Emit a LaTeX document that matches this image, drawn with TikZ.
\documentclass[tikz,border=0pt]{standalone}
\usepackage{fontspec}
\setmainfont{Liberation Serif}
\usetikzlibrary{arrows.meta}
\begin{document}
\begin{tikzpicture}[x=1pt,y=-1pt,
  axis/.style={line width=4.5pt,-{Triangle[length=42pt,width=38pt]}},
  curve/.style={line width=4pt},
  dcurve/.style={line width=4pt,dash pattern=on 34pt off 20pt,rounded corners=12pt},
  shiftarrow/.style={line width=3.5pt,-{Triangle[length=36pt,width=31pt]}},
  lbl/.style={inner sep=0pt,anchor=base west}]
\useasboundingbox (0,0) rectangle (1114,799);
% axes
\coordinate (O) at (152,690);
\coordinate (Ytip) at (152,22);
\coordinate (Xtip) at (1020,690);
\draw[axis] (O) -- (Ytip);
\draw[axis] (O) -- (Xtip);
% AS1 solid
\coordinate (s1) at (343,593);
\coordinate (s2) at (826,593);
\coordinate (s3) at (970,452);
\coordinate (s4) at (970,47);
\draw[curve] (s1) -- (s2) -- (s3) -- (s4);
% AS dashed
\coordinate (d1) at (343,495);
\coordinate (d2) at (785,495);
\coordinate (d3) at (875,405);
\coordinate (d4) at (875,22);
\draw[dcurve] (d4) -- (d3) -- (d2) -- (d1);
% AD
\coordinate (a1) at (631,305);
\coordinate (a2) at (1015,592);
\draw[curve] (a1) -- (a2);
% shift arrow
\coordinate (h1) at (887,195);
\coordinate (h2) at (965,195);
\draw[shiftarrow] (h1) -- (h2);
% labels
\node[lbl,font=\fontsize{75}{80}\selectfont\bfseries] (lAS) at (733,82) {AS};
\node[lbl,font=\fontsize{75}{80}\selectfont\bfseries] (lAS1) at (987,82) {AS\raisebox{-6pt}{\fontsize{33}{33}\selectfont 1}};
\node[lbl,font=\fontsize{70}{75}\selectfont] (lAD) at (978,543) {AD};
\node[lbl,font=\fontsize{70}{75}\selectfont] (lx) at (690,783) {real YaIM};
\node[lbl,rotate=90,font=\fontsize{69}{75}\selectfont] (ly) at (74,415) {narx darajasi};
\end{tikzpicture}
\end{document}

##########

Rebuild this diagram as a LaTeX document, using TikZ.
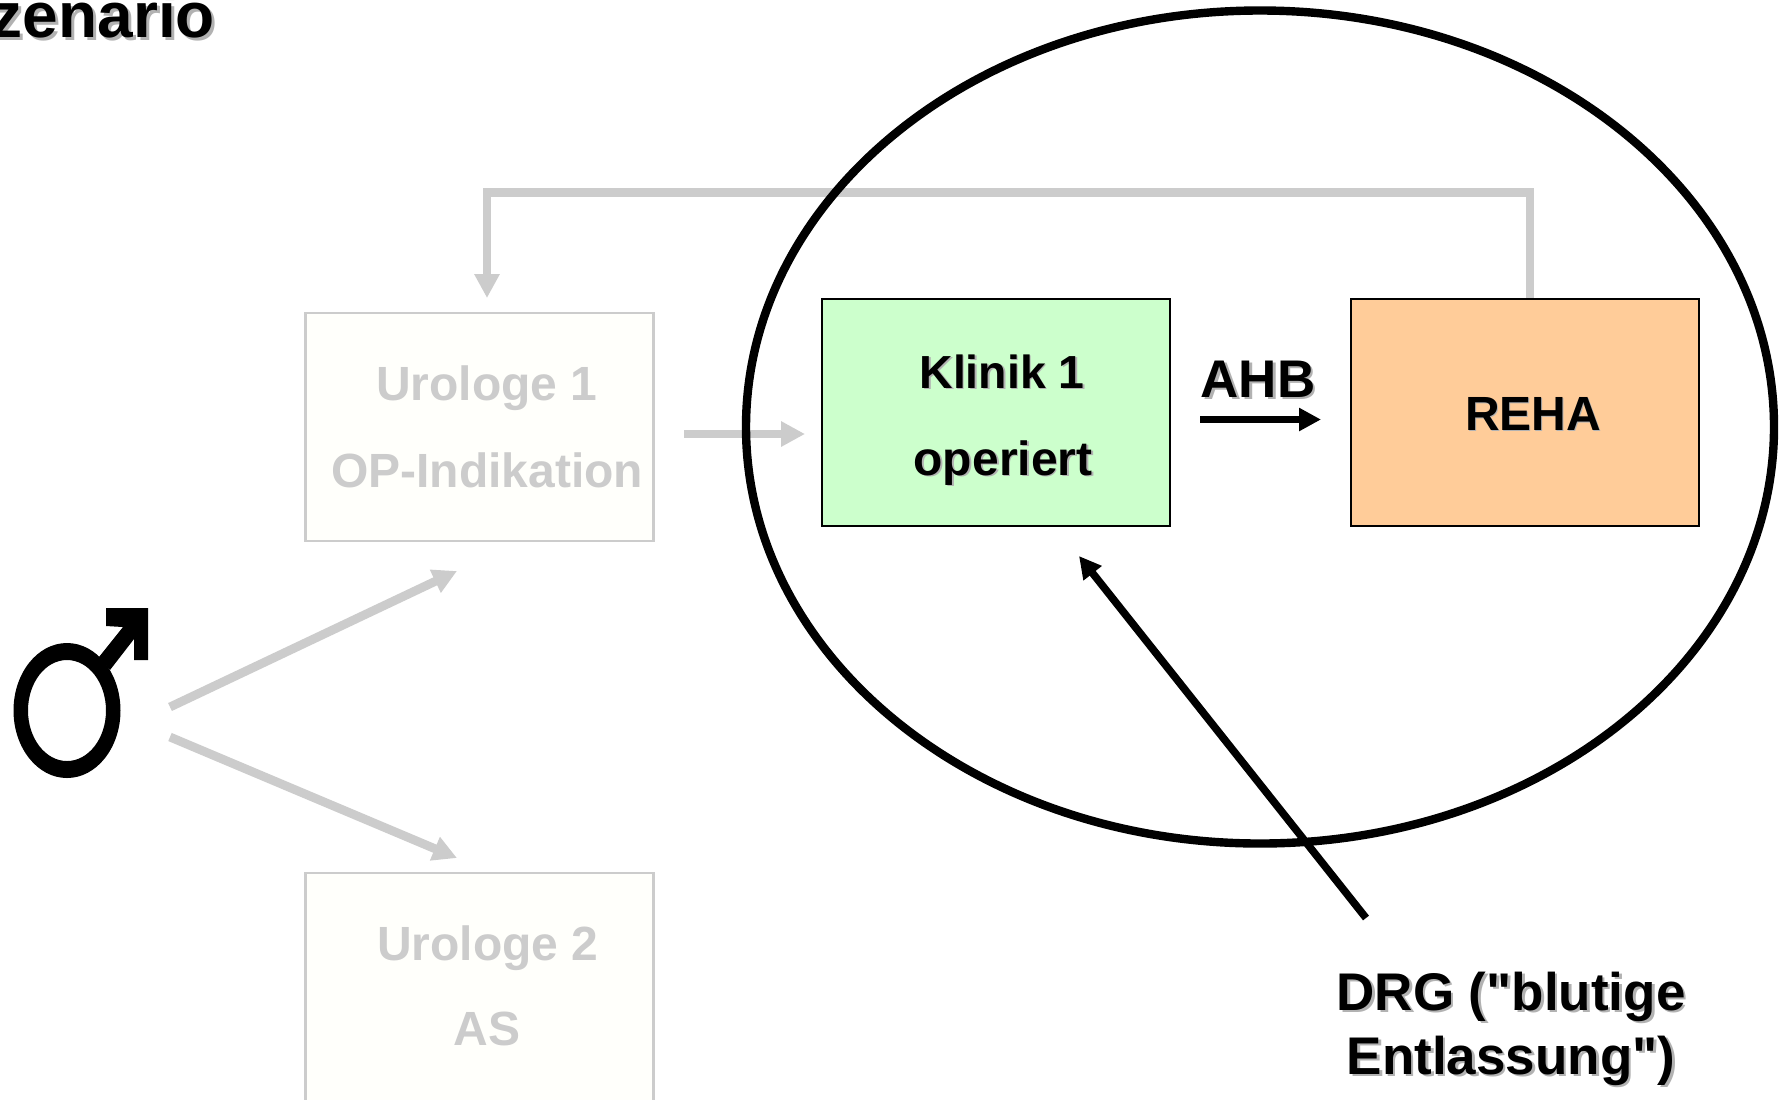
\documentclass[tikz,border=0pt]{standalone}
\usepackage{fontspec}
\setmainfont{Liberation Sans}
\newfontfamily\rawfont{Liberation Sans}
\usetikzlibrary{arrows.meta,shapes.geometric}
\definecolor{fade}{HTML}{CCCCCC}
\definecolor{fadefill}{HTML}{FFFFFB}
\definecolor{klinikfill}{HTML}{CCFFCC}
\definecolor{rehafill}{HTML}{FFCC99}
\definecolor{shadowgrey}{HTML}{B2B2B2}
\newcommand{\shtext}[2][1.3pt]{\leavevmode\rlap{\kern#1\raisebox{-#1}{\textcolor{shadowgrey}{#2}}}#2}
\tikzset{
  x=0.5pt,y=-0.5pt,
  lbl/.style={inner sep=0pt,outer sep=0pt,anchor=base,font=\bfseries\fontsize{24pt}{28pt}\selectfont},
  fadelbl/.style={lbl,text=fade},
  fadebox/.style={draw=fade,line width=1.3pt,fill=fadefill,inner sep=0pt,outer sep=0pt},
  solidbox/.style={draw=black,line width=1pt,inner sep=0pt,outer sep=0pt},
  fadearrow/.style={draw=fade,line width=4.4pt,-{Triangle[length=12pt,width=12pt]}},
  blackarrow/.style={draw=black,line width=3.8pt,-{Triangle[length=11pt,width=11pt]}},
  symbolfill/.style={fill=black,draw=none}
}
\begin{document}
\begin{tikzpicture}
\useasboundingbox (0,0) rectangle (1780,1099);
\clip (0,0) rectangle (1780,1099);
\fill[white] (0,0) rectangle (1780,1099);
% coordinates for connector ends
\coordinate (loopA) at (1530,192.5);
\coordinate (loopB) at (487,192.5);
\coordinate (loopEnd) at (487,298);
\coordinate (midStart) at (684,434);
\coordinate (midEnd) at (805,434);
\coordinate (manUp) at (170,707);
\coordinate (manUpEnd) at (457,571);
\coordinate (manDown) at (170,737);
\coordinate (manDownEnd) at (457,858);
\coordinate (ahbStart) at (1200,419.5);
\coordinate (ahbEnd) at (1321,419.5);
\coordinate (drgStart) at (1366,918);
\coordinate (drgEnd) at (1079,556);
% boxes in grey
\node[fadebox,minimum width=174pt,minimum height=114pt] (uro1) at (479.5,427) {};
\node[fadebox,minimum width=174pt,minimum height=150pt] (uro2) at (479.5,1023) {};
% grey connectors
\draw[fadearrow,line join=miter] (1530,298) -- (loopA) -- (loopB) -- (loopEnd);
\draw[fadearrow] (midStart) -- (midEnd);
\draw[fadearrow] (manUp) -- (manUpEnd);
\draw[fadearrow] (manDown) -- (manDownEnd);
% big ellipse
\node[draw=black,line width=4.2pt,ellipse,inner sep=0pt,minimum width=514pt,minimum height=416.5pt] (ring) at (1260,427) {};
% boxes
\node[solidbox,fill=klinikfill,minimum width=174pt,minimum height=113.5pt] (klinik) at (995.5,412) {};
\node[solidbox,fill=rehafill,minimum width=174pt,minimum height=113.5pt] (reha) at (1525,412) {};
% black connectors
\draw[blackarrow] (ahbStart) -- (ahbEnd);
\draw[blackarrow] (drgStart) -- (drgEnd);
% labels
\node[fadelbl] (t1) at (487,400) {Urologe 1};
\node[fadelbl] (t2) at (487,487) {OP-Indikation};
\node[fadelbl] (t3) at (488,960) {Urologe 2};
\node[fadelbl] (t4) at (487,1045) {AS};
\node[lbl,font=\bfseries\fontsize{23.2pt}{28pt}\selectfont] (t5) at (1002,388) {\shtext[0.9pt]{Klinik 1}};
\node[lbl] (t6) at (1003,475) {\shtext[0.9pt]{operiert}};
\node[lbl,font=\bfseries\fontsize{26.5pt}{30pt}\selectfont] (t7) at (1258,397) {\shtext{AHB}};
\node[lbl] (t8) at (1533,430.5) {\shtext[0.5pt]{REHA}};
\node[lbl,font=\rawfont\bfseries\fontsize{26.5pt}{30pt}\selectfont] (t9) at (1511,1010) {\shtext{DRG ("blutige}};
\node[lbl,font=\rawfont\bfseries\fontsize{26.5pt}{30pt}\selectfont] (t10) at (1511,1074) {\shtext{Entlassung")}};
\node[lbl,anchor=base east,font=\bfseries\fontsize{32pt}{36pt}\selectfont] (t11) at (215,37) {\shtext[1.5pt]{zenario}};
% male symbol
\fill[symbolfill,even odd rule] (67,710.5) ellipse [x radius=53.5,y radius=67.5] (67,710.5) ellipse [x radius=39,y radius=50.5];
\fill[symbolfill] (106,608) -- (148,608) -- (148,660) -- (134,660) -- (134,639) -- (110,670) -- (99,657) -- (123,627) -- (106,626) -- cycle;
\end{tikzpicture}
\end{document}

##########

### Written exercise:
Select every line above that contains the word "this", and copy it.

### Full solution:
Emit a LaTeX document that matches this image, drawn with TikZ.
Rebuild this diagram as a LaTeX document, using TikZ.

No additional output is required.